> PROBLEM
Reproduce exactly, and nothing else, the lines from the one that contains "Write a web" through the one that contains "const pctTicks = [0,10,20,30,40,50,60,70,80,90,100];". Leave the pictures out.

..............................

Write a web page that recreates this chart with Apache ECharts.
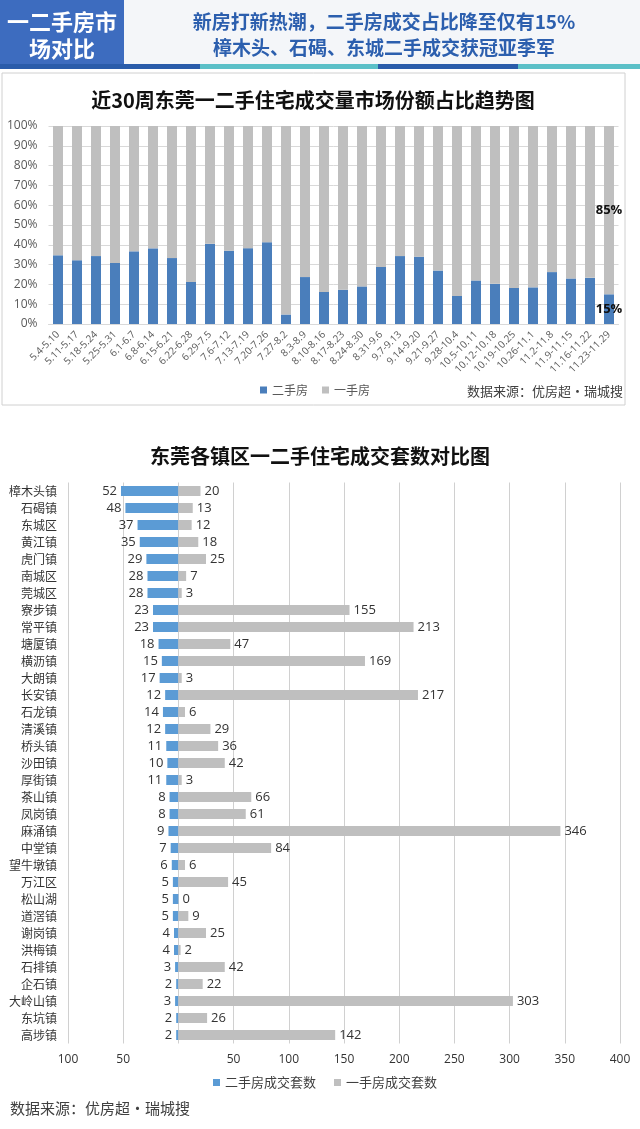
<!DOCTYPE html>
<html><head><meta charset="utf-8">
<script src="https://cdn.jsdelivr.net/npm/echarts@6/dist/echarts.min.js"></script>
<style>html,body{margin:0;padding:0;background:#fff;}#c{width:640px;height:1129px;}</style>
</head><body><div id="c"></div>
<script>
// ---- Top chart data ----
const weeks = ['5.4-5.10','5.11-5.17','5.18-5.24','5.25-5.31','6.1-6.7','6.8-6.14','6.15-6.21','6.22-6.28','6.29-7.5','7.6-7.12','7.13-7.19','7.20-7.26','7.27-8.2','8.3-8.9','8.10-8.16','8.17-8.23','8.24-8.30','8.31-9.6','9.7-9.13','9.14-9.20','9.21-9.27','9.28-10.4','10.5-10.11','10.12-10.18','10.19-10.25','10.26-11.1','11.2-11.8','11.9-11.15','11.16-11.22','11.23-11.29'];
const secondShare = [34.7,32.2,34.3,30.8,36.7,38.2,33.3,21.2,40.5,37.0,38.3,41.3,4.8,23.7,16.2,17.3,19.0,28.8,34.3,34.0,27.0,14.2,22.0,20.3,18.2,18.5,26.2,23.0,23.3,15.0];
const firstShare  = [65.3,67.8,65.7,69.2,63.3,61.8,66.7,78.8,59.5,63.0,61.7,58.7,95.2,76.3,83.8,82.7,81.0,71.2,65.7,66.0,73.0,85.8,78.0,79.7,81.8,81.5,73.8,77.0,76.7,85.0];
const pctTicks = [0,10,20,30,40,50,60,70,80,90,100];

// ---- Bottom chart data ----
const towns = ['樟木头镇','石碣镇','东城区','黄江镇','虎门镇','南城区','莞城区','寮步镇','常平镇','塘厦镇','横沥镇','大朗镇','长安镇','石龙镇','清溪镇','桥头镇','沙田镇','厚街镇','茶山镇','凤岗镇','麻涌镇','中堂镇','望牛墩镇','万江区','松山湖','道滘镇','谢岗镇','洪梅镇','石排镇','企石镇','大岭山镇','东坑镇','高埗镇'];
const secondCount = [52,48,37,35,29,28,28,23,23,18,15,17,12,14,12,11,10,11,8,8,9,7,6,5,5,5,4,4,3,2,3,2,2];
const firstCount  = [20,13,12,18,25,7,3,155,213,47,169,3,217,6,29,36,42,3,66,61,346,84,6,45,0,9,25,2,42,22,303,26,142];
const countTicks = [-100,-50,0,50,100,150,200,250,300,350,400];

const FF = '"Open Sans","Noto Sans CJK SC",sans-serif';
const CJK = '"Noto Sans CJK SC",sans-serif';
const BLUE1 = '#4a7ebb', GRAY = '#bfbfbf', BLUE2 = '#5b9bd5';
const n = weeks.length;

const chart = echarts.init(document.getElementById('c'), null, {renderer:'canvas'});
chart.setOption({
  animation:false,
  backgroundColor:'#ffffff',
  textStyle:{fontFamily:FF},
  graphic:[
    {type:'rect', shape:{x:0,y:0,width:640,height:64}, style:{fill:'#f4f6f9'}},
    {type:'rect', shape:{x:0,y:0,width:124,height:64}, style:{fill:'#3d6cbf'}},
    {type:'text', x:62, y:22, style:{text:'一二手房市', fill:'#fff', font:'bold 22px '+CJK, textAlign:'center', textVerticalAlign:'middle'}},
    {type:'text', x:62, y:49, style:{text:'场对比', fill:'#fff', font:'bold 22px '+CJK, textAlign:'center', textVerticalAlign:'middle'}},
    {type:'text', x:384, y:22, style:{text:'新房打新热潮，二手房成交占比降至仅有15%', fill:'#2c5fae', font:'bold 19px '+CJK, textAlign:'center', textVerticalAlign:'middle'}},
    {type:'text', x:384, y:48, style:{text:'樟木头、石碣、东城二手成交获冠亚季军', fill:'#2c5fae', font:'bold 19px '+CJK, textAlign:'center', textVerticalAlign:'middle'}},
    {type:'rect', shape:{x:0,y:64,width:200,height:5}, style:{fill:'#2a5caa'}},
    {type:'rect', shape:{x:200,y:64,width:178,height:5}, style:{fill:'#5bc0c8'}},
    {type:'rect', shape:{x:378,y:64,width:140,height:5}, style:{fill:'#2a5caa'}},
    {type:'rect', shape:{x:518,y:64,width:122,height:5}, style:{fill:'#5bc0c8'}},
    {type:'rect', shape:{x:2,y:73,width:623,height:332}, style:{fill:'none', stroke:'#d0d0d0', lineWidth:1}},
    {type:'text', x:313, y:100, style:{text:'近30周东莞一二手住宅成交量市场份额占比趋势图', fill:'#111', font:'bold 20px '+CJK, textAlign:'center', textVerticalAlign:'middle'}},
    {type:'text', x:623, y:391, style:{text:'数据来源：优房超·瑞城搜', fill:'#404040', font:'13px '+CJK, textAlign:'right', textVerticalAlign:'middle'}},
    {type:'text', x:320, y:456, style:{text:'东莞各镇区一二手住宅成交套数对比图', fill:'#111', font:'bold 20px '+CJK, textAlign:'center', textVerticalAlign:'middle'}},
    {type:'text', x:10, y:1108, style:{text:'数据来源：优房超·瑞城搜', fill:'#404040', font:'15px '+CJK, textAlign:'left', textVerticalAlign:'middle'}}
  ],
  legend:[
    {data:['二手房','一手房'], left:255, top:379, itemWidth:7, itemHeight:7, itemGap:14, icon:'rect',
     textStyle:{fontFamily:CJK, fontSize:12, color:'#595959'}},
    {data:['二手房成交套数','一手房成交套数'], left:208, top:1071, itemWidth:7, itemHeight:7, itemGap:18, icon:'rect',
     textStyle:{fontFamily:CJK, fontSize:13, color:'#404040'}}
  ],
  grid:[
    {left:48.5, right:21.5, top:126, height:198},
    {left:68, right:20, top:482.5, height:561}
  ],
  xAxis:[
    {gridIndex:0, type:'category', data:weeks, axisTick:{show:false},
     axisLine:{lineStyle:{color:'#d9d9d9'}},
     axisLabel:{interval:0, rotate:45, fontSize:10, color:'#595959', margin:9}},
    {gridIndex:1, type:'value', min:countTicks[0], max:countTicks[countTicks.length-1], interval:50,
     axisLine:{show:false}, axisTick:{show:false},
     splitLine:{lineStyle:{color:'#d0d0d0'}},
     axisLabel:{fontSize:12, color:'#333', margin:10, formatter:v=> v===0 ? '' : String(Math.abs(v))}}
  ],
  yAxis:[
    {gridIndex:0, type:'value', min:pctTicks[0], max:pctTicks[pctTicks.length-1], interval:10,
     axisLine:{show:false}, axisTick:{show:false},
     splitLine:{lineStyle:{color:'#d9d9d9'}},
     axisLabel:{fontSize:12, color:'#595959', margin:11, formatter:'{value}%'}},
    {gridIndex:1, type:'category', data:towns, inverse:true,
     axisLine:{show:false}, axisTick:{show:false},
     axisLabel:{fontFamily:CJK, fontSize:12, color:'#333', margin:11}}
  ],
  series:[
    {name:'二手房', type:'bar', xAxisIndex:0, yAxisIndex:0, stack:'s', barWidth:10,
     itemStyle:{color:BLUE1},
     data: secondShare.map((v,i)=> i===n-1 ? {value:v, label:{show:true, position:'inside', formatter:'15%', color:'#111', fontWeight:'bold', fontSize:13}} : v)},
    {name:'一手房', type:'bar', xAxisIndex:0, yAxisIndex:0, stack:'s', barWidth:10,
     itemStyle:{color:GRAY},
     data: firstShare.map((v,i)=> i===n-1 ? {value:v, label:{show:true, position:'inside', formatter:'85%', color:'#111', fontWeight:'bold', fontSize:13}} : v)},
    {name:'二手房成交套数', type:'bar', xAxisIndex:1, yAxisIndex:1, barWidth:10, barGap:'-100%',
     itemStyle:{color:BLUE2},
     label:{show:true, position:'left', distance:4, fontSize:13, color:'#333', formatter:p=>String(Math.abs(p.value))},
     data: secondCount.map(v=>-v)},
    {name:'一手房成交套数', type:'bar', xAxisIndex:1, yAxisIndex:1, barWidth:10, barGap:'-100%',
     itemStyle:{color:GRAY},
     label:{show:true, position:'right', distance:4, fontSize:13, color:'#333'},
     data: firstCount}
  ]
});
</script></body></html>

..............................

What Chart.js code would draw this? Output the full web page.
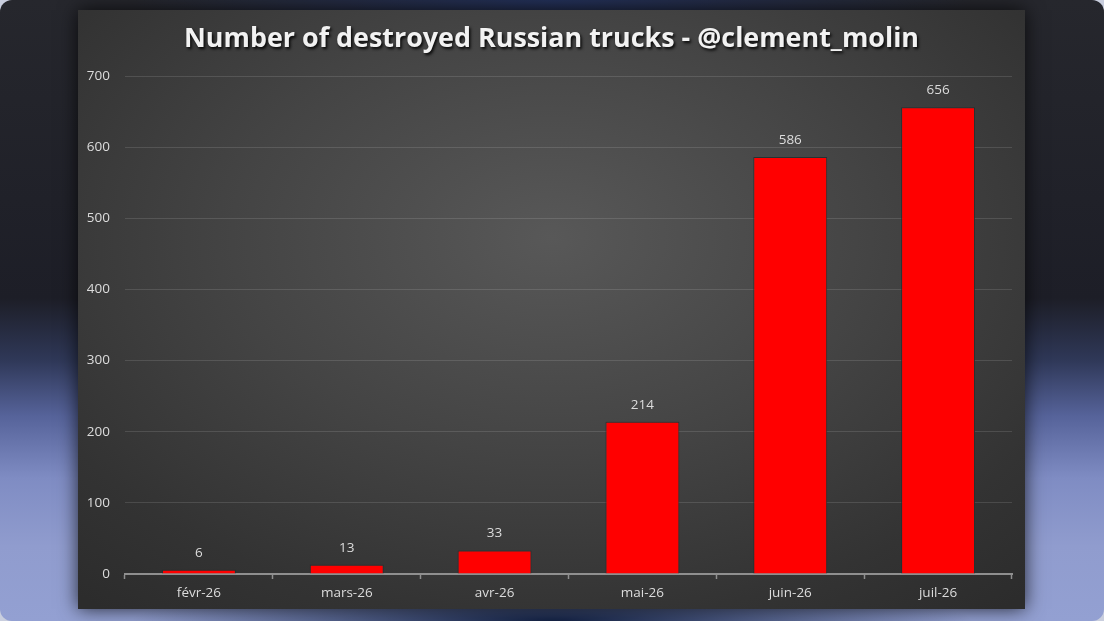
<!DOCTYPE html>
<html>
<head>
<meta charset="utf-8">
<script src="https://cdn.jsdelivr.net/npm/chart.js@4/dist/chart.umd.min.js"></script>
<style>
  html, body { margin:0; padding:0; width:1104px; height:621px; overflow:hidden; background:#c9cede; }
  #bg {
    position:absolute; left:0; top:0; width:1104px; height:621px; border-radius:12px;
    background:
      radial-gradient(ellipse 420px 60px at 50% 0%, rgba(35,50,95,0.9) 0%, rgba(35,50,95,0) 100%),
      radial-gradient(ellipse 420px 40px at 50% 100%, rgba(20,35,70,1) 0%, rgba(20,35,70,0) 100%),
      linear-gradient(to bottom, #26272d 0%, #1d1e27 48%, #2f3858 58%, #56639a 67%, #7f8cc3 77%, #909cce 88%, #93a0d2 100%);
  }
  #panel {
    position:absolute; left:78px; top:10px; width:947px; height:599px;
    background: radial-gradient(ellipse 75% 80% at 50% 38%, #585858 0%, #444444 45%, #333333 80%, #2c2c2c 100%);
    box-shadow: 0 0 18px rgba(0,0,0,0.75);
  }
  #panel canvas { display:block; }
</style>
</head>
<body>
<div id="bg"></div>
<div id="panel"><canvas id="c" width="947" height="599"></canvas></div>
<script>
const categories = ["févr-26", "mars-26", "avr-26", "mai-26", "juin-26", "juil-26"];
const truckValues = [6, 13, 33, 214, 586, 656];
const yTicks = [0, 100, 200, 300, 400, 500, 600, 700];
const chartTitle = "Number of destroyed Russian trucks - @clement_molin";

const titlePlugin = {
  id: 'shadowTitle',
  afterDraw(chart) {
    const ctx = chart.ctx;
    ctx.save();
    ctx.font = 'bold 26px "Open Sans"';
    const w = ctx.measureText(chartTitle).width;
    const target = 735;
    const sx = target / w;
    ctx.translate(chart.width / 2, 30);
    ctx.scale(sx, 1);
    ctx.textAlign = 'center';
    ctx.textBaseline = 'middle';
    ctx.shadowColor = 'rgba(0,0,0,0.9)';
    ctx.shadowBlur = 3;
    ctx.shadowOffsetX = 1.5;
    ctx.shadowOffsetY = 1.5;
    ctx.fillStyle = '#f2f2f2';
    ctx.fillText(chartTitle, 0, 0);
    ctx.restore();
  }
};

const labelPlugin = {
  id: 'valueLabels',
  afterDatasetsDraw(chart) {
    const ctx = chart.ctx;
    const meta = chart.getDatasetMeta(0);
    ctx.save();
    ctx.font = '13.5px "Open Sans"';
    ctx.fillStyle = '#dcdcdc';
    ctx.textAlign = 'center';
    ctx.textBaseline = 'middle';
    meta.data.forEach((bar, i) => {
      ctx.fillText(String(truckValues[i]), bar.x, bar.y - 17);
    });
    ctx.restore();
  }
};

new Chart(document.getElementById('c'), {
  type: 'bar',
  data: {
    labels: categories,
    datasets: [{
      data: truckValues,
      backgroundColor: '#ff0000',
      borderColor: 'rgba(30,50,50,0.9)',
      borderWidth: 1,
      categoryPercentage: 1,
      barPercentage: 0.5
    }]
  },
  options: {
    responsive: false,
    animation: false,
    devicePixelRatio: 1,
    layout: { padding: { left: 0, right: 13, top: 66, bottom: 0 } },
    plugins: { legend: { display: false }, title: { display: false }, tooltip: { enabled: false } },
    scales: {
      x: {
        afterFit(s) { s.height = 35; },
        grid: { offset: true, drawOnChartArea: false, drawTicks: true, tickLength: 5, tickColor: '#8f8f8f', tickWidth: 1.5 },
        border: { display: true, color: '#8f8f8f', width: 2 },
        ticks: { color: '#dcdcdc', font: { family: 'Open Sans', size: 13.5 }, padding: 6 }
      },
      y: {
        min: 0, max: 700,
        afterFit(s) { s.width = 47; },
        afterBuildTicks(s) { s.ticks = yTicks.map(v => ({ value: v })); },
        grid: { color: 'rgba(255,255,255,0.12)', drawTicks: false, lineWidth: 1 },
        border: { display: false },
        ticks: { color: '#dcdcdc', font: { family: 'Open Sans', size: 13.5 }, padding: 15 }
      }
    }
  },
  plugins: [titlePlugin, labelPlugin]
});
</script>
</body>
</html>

..............................

> ANSWER TO THIS EXERCISE
Write a web page that recreates this chart with Apache ECharts.
<!DOCTYPE html>
<html><head><meta charset="utf-8">
<script src="https://cdn.jsdelivr.net/npm/echarts@6/dist/echarts.min.js"></script>
<style>html,body{margin:0;padding:0;background:#fff;}#c{width:640px;height:1129px;}</style>
</head><body><div id="c"></div>
<script>
// ---- Top chart data ----
const weeks = ['5.4-5.10','5.11-5.17','5.18-5.24','5.25-5.31','6.1-6.7','6.8-6.14','6.15-6.21','6.22-6.28','6.29-7.5','7.6-7.12','7.13-7.19','7.20-7.26','7.27-8.2','8.3-8.9','8.10-8.16','8.17-8.23','8.24-8.30','8.31-9.6','9.7-9.13','9.14-9.20','9.21-9.27','9.28-10.4','10.5-10.11','10.12-10.18','10.19-10.25','10.26-11.1','11.2-11.8','11.9-11.15','11.16-11.22','11.23-11.29'];
const secondShare = [34.7,32.2,34.3,30.8,36.7,38.2,33.3,21.2,40.5,37.0,38.3,41.3,4.8,23.7,16.2,17.3,19.0,28.8,34.3,34.0,27.0,14.2,22.0,20.3,18.2,18.5,26.2,23.0,23.3,15.0];
const firstShare  = [65.3,67.8,65.7,69.2,63.3,61.8,66.7,78.8,59.5,63.0,61.7,58.7,95.2,76.3,83.8,82.7,81.0,71.2,65.7,66.0,73.0,85.8,78.0,79.7,81.8,81.5,73.8,77.0,76.7,85.0];
const pctTicks = [0,10,20,30,40,50,60,70,80,90,100];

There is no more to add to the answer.